--- START OF Exercise data ---

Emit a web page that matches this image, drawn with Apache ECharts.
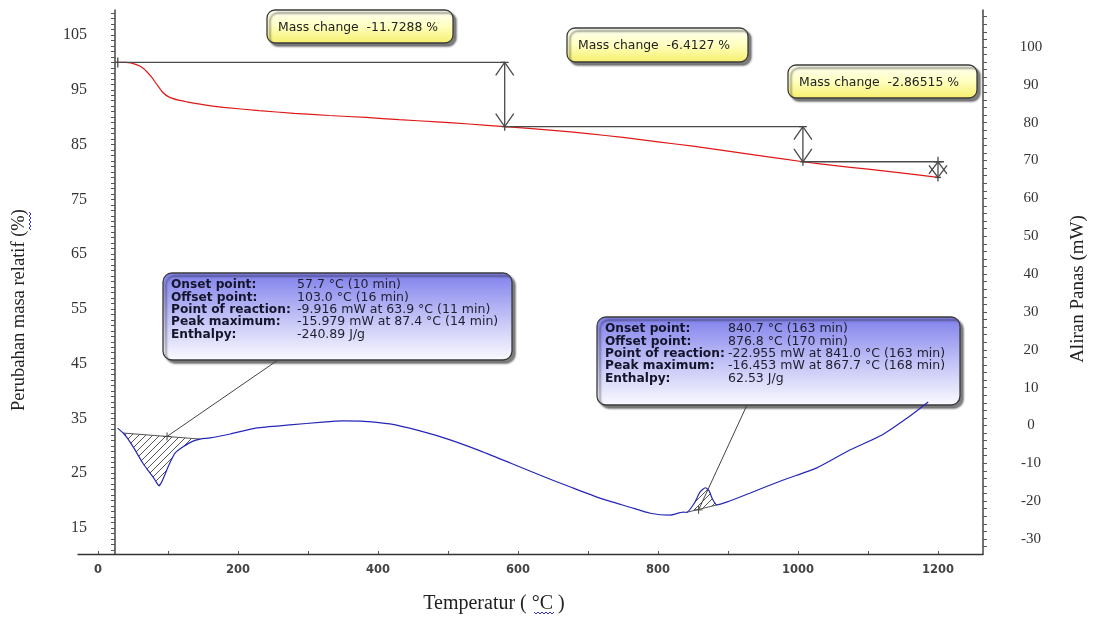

--- END OF Exercise data ---
--- START OF Exercise data ---

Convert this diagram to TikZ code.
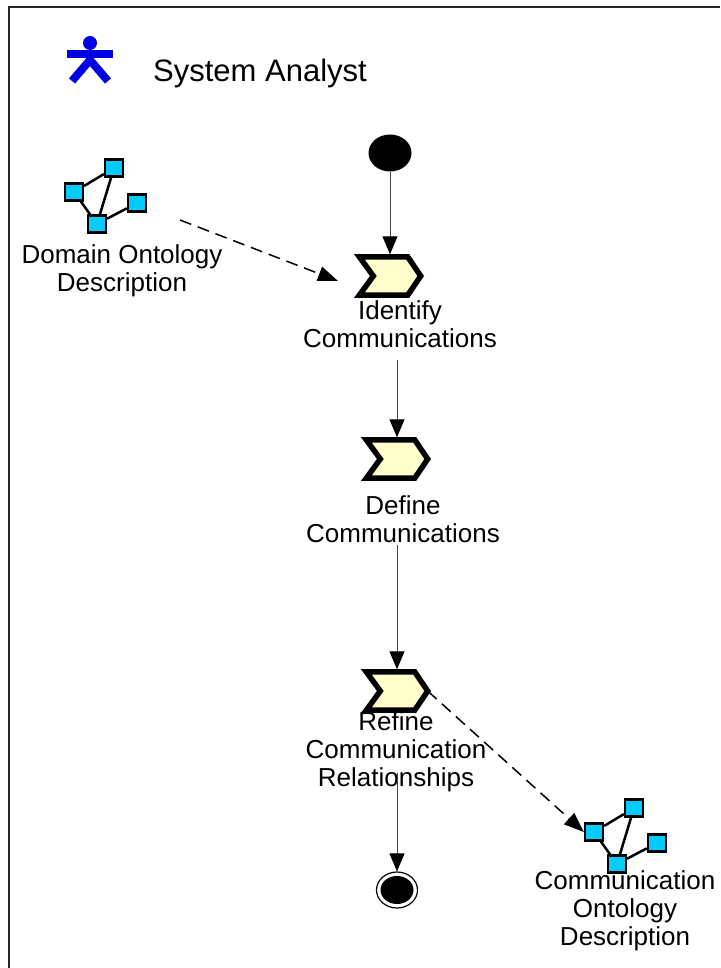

--- END OF Exercise data ---
--- START OF Exercise data ---

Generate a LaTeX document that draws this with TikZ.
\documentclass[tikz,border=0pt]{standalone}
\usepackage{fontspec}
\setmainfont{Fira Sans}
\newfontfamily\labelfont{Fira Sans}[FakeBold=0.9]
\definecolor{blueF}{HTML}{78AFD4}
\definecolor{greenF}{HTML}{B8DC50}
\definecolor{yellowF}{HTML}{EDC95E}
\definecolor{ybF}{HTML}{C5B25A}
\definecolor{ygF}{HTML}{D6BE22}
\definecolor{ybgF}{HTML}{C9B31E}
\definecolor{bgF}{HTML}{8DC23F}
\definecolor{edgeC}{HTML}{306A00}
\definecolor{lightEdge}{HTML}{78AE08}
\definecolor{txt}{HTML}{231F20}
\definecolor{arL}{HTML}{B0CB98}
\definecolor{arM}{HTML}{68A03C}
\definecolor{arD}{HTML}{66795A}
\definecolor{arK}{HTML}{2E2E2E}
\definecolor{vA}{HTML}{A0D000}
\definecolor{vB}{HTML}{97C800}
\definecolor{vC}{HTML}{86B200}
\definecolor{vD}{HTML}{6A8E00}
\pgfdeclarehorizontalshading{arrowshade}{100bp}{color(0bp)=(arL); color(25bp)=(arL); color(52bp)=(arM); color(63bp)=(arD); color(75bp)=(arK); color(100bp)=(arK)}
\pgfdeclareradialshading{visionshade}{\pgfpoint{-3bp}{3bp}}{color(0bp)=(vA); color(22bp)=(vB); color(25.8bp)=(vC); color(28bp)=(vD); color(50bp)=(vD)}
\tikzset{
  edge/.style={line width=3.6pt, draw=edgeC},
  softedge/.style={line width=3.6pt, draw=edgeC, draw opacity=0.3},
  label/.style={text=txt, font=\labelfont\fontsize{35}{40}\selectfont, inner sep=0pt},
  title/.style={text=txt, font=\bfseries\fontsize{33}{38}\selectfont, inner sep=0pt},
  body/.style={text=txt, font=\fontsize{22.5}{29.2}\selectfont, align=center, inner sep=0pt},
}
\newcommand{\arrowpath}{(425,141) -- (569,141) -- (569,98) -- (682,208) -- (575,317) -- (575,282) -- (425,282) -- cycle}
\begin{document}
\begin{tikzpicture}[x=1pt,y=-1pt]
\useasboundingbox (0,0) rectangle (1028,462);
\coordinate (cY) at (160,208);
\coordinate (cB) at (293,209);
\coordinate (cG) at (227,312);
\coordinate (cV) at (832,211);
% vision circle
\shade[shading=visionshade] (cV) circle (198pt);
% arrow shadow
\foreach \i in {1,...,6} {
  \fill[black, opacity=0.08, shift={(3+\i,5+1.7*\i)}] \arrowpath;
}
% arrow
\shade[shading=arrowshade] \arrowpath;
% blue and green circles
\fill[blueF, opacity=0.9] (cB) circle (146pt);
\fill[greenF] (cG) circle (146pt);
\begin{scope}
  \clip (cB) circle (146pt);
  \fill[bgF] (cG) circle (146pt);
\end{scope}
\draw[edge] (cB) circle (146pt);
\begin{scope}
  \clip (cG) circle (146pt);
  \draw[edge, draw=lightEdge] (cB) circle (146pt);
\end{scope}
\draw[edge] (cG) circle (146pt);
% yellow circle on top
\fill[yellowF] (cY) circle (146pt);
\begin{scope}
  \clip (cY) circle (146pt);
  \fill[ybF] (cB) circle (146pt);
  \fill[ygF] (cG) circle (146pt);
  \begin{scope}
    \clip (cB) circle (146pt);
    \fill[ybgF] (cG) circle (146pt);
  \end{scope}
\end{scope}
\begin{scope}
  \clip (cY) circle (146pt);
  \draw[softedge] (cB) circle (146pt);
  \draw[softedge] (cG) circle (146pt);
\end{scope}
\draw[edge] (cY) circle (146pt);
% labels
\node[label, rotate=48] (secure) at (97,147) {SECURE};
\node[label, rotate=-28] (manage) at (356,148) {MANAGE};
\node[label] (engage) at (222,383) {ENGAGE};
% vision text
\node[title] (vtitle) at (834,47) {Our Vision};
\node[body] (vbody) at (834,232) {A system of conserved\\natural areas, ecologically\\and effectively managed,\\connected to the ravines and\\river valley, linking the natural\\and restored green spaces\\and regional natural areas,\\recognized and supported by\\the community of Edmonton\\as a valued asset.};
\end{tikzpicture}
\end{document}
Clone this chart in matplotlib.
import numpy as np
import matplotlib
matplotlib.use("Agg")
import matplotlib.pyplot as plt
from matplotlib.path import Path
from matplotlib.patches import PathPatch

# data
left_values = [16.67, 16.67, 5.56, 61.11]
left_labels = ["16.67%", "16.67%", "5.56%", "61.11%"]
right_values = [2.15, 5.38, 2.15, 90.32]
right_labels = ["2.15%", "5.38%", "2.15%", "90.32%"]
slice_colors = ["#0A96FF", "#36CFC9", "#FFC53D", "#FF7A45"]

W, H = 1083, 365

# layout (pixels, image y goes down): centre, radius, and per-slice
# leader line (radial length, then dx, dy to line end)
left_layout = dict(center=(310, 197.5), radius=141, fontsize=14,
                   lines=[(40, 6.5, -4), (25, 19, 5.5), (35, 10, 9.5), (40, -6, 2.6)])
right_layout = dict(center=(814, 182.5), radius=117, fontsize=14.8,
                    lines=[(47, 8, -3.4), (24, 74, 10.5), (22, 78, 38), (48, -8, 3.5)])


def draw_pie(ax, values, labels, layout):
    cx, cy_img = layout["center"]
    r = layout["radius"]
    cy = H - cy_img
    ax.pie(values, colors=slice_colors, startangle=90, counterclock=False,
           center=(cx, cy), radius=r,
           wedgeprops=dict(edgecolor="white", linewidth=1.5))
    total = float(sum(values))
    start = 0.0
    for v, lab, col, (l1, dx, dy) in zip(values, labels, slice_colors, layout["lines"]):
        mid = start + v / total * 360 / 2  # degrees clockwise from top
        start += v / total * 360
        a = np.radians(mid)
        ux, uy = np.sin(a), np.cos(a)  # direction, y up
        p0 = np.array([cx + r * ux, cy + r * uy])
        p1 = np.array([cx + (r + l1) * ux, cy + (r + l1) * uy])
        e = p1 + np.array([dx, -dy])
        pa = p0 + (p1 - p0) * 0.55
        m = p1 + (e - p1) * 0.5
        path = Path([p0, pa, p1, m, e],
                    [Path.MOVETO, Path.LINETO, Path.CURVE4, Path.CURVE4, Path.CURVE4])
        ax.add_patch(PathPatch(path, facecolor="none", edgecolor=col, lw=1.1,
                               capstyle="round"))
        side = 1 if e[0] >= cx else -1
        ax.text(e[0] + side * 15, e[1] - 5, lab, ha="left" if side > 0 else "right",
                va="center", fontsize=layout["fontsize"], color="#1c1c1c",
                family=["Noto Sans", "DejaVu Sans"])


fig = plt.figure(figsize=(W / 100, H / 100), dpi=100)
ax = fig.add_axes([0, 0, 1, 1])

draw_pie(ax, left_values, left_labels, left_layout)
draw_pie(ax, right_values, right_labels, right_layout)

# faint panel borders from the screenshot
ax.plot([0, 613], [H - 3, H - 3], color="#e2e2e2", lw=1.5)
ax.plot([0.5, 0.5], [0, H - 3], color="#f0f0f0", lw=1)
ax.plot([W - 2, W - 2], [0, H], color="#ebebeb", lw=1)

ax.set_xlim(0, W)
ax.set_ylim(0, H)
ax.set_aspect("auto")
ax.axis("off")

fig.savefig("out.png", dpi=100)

--- END OF Exercise data ---

• Problem requirements:
Locate the word "matplotlib" in the entries, and copy every line where it is found.

• Worked solution:
Clone this chart in matplotlib.
import matplotlib
matplotlib.use("Agg")
import matplotlib.pyplot as plt
from matplotlib.path import Path
from matplotlib.patches import PathPatch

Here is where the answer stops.